A separate Node.js application called wb-manager runs a cron job at fixed intervals to synchronize data. The manager retrieves all keys from Dragonfly and distributes them among multiple workers, leveraging available CPU cores. Each worker processes a batch of keys, ensuring that the number of keys per batch does not exceed a defined MAX_BATCH_SIZE. The workers fetch all user data stored in hashes and check whether lastUpdateCount matches updatesCount. If it does, the key is ignored since no changes have been made since the last sync. Otherwise, the worker batches all pending updates and sends a single bulk update to MongoDB.

To also improve Dragonfly's performance, I used pipelining to send multiple commands in a single request, reducing the number of round trips between the client and server. This optimization significantly improved the system's throughput and reduced latency, ensuring that the cache could handle high loads efficiently.

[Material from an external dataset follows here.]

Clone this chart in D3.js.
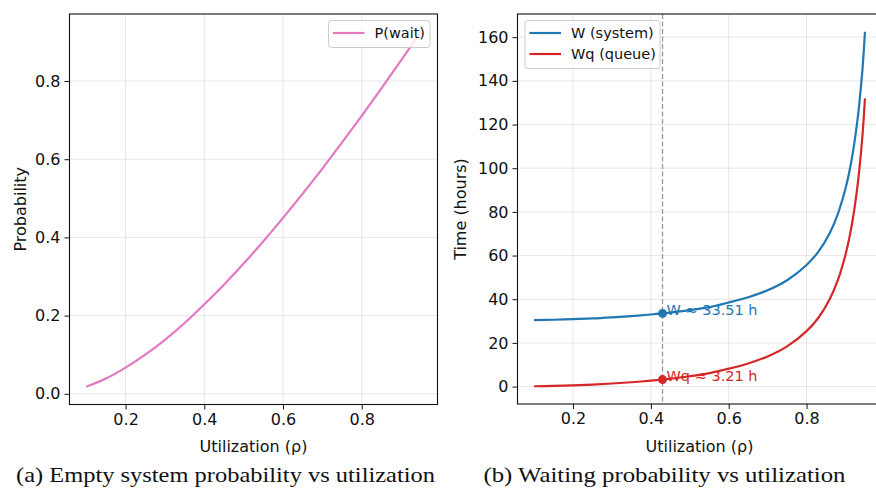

Efficient Synchronization and Memory Management

To manage cache expiration efficiently, a TTL (Time-To-Live) is set slightly higher than the sync interval. This ensures that unused keys expire automatically, preventing unnecessary memory usage. It also guarantees that if a key is updated during a sync, new updates are preserved for the next sync cycle. The combination of write-behind caching and controlled batching significantly reduces MongoDB’s write load while maintaining accurate and timely data updates.

The system ensures that at any point, if a failure occurs, data consistency is maintained by reloading state from MongoDB. Since Dragonfly acts as a temporary buffer rather than a permanent store, data loss is mitigated by relying on periodic synchronization. Additionally, Redis snapshots (RDB) create backups at intervals, and multiple Redis instances provide redundancy. MongoDB's write concern settings can also be adjusted to ensure durability across replicas.

Conclusion

With this optimized system, Kokodi has surpassed 600,000 users, and everything runs smoothly without overloading the database. The architecture ensures that MongoDB handles significantly higher loads without performance degradation, enabling seamless scalability. The write-behind approach has proven to be a robust and efficient solution for managing high-frequency writes in a real-time gaming environment.

By combining indexing optimizations with a carefully designed write-behind caching mechanism, the system effectively distributes load and ensures fast updates without stressing the primary database. This architecture allows Kokodi to continue growing, while maintaining a responsive and fluid gaming experience.